■ The task
Return, without pictures, the lines from the start of the data through the one that contains "const nremSem = [0.05, 0.036, 0.05];".

____________

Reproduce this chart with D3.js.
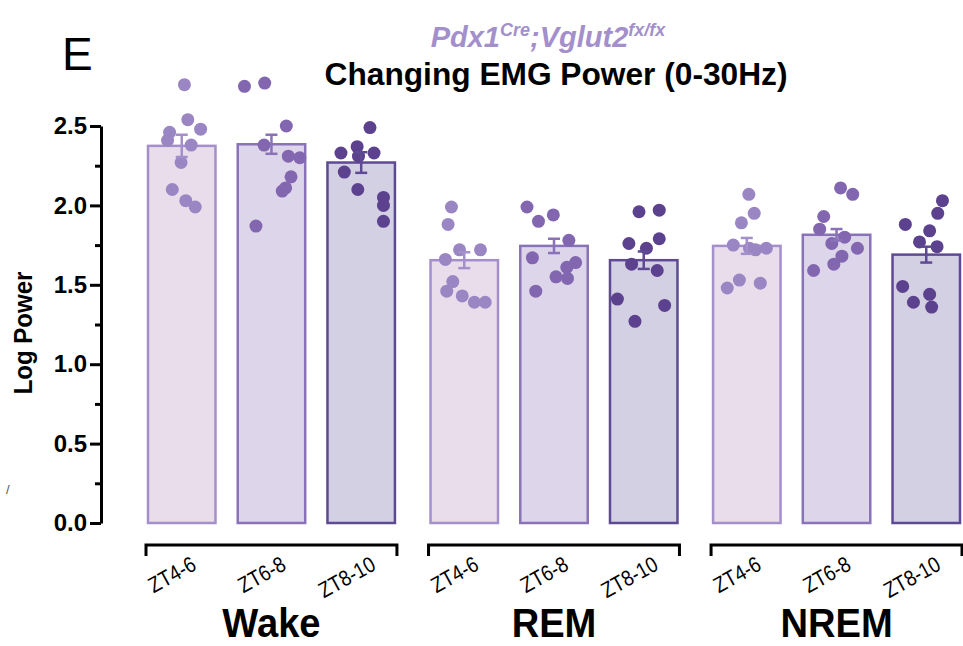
<!DOCTYPE html>
<html>
<head>
<meta charset="utf-8">
<script src="https://cdn.jsdelivr.net/npm/d3@7"></script>
<style>
  body { margin: 0; background: #fff; }
  svg text { font-family: "Liberation Sans", Arial, Helvetica, sans-serif; }
</style>
</head>
<body>
<div id="chart"></div>
<script>
const groups = ["Wake", "REM", "NREM"];
const periods = ["ZT4-6", "ZT6-8", "ZT8-10"];

// bar heights (mean) and SEM per period
const wakeMeans = [2.375, 2.385, 2.27];
const remMeans = [1.655, 1.745, 1.655];
const nremMeans = [1.745, 1.815, 1.69];
const wakeSem = [0.07, 0.06, 0.065];
const remSem = [0.05, 0.045, 0.055];
const nremSem = [0.05, 0.036, 0.05];

// individual animals
const wakePoints = [
  [2.76, 2.54, 2.46, 2.48, 2.41, 2.38, 2.27, 2.10, 2.03, 1.99],
  [2.75, 2.77, 2.50, 2.38, 2.31, 2.30, 2.18, 2.11, 2.09, 1.87],
  [2.49, 2.33, 2.37, 2.33, 2.31, 2.21, 2.10, 2.05, 2.00, 1.90]
];
const remPoints = [
  [1.99, 1.88, 1.72, 1.72, 1.66, 1.52, 1.46, 1.43, 1.39, 1.39],
  [1.99, 1.90, 1.94, 1.78, 1.67, 1.64, 1.61, 1.55, 1.54, 1.46],
  [1.96, 1.97, 1.76, 1.79, 1.73, 1.63, 1.59, 1.41, 1.37, 1.27]
];
const nremPoints = [
  [2.07, 1.95, 1.89, 1.75, 1.73, 1.72, 1.73, 1.53, 1.48, 1.51],
  [2.11, 2.07, 1.93, 1.85, 1.80, 1.76, 1.73, 1.68, 1.63, 1.59],
  [2.03, 1.95, 1.88, 1.84, 1.77, 1.74, 1.49, 1.39, 1.44, 1.36]
];

// horizontal scatter of the dots (fraction of bar width from bar centre)
const wakeJitter = [
  [0.04, 0.09, -0.18, 0.28, -0.21, 0.14, -0.01, -0.14, 0.06, 0.20],
  [-0.40, -0.10, 0.22, -0.11, 0.25, 0.42, 0.29, 0.21, 0.16, -0.23],
  [0.13, -0.30, -0.06, 0.19, -0.04, -0.25, -0.05, 0.33, 0.33, 0.33]
];
const remJitter = [
  [-0.19, -0.24, -0.07, 0.24, -0.28, -0.17, -0.26, -0.03, 0.15, 0.31],
  [-0.40, -0.23, -0.01, 0.22, -0.32, 0.32, 0.19, 0.03, 0.20, -0.27],
  [-0.07, 0.23, -0.22, 0.23, 0.04, -0.18, 0.20, -0.39, 0.31, -0.13]
];
const nremJitter = [
  [0.03, 0.11, -0.08, -0.20, 0.04, 0.13, 0.29, -0.11, -0.29, 0.20],
  [0.06, 0.24, -0.19, -0.25, 0.12, -0.07, 0.31, 0.08, -0.04, -0.34],
  [0.24, 0.17, -0.31, 0.05, -0.10, 0.16, -0.35, -0.19, 0.05, 0.08]
];

const yMajor = [0, 0.5, 1.0, 1.5, 2.0, 2.5];
const yMinor = [0.25, 0.75, 1.25, 1.75, 2.25];

const barFill = ["#e9ddec", "#ddd5e9", "#d4d0e3"];
const barStroke = ["#a48fcb", "#8a72b9", "#5e4a92"];
const dotColor = ["#9b86c4", "#8267b0", "#5c418e"];

const width = 963, height = 646;
const margin = {top: 126, right: 3, bottom: 123, left: 148};
const axisX = 101;

const meansAll = [wakeMeans, remMeans, nremMeans];
const semAll = [wakeSem, remSem, nremSem];
const pointsAll = [wakePoints, remPoints, nremPoints];
const jitterAll = [wakeJitter, remJitter, nremJitter];

const rows = [];
groups.forEach((g, i) => periods.forEach((p, j) => {
  rows.push({group: g, period: p, pi: j, mean: meansAll[i][j], sem: semAll[i][j],
    points: pointsAll[i][j].map((v, k) => ({v: v, jit: jitterAll[i][j][k]}))});
}));

const svg = d3.select("#chart").append("svg")
  .attr("width", width).attr("height", height);

const xGroup = d3.scaleBand().domain(groups)
  .range([margin.left, width - margin.right])
  .paddingInner(0.126).paddingOuter(0);
const xPeriod = d3.scaleBand().domain(periods)
  .range([0, xGroup.bandwidth()])
  .paddingInner(0.248).paddingOuter(0);
const y = d3.scaleLinear().domain([0, 2.5]).range([height - margin.bottom, margin.top]);

const bw = xPeriod.bandwidth();
const cx = d => xGroup(d.group) + xPeriod(d.period) + bw / 2;

// squeeze a text horizontally so it looks like the condensed font of the original
function squeeze(sel, k) {
  sel.each(function() {
    const len = this.getComputedTextLength();
    d3.select(this).attr("textLength", len * k).attr("lengthAdjust", "spacingAndGlyphs");
  });
}

// y axis
const yAxisG = svg.append("g").attr("transform", `translate(${axisX},0)`);
yAxisG.call(d3.axisLeft(y).tickValues(yMajor).tickFormat(d3.format(".1f"))
  .tickSize(11).tickSizeOuter(0).tickPadding(3));
yAxisG.select(".domain").attr("stroke", "#000").attr("stroke-width", 3);
yAxisG.selectAll(".tick line").attr("stroke", "#000").attr("stroke-width", 3);
yAxisG.selectAll(".tick text").attr("fill", "#000")
  .style("font-size", "24px").style("font-weight", "bold");
const yMinorG = svg.append("g").attr("transform", `translate(${axisX},0)`);
yMinorG.call(d3.axisLeft(y).tickValues(yMinor).tickFormat("").tickSize(6).tickSizeOuter(0));
yMinorG.select(".domain").remove();
yMinorG.selectAll(".tick line").attr("stroke", "#000").attr("stroke-width", 3);

svg.append("text")
  .attr("transform", `translate(32,333) rotate(-90)`)
  .attr("text-anchor", "middle")
  .style("font-size", "25px").style("font-weight", "bold")
  .text("Log Power")
  .call(squeeze, 0.96);

// bars
svg.append("g").selectAll("rect").data(rows).join("rect")
  .attr("x", d => xGroup(d.group) + xPeriod(d.period))
  .attr("y", d => y(d.mean))
  .attr("width", bw)
  .attr("height", d => y(0) - y(d.mean))
  .attr("fill", d => barFill[d.pi])
  .attr("stroke", d => barStroke[d.pi])
  .attr("stroke-width", 2.5);

// dots
const dotG = svg.append("g");
rows.forEach(d => {
  dotG.selectAll(null).data(d.points).join("circle")
    .attr("cx", p => cx(d) + p.jit * bw)
    .attr("cy", p => y(p.v))
    .attr("r", 6.5)
    .attr("fill", dotColor[d.pi]);
});

// error bars
const errG = svg.append("g").selectAll("g").data(rows).join("g")
  .attr("stroke", d => barStroke[d.pi]).attr("stroke-width", 2.5);
errG.append("line")
  .attr("x1", cx).attr("x2", cx)
  .attr("y1", d => y(d.mean - d.sem)).attr("y2", d => y(d.mean + d.sem));
errG.append("line")
  .attr("x1", d => cx(d) - 6).attr("x2", d => cx(d) + 6)
  .attr("y1", d => y(d.mean - d.sem)).attr("y2", d => y(d.mean - d.sem));
errG.append("line")
  .attr("x1", d => cx(d) - 6).attr("x2", d => cx(d) + 6)
  .attr("y1", d => y(d.mean + d.sem)).attr("y2", d => y(d.mean + d.sem));

// group brackets
const bracketY = 545;
svg.append("g").selectAll("path").data(groups).join("path")
  .attr("d", g => {
    const x0 = xGroup(g) - 2, x1 = xGroup(g) + xGroup.bandwidth() + 2;
    return `M${x0},${bracketY + 11}V${bracketY}H${x1}V${bracketY + 11}`;
  })
  .attr("fill", "none").attr("stroke", "#000").attr("stroke-width", 3);

// period labels
svg.append("g").selectAll("text").data(rows).join("text")
  .attr("transform", d => `translate(${cx(d) + 16},569) rotate(-29)`)
  .attr("text-anchor", "end")
  .style("font-size", "22px")
  .text(d => d.period)
  .call(squeeze, 0.86);

// group labels
svg.append("g").selectAll("text").data(groups).join("text")
  .attr("x", g => xGroup(g) + xGroup.bandwidth() / 2)
  .attr("y", 637)
  .attr("text-anchor", "middle")
  .style("font-size", "41px").style("font-weight", "bold")
  .text(g => g)
  .call(squeeze, 0.93);

// titles
svg.append("text").attr("x", 62).attr("y", 70)
  .style("font-size", "46px").text("E");

svg.append("text").attr("x", 556).attr("y", 85)
  .attr("text-anchor", "middle")
  .style("font-size", "32px").style("font-weight", "bold")
  .text("Changing EMG Power (0-30Hz)")
  .call(squeeze, 0.99);

const sub = svg.append("text").attr("x", 548).attr("y", 47)
  .attr("text-anchor", "middle")
  .attr("fill", "#a38fcb")
  .style("font-size", "29px").style("font-weight", "bold").style("font-style", "italic");
sub.append("tspan").text("Pdx1");
sub.append("tspan").attr("dy", -11).style("font-size", "18px").text("Cre");
sub.append("tspan").attr("dy", 11).text(";Vglut2");
sub.append("tspan").attr("dy", -11).style("font-size", "18px").text("fx/fx");

svg.append("text").attr("x", 6).attr("y", 494)
  .attr("fill", "#555").style("font-size", "13px").text("/");
</script>
</body>
</html>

____________

■ Worked solution
Reproduce this chart with D3.js.
<!DOCTYPE html>
<html>
<head>
<meta charset="utf-8">
<script src="https://cdn.jsdelivr.net/npm/d3@7"></script>
<style>
  body { margin: 0; background: #fff; }
  svg text { font-family: "Liberation Sans", Arial, Helvetica, sans-serif; }
</style>
</head>
<body>
<div id="chart"></div>
<script>
const groups = ["Wake", "REM", "NREM"];
const periods = ["ZT4-6", "ZT6-8", "ZT8-10"];

// bar heights (mean) and SEM per period
const wakeMeans = [2.375, 2.385, 2.27];
const remMeans = [1.655, 1.745, 1.655];
const nremMeans = [1.745, 1.815, 1.69];
const wakeSem = [0.07, 0.06, 0.065];
const remSem = [0.05, 0.045, 0.055];
const nremSem = [0.05, 0.036, 0.05];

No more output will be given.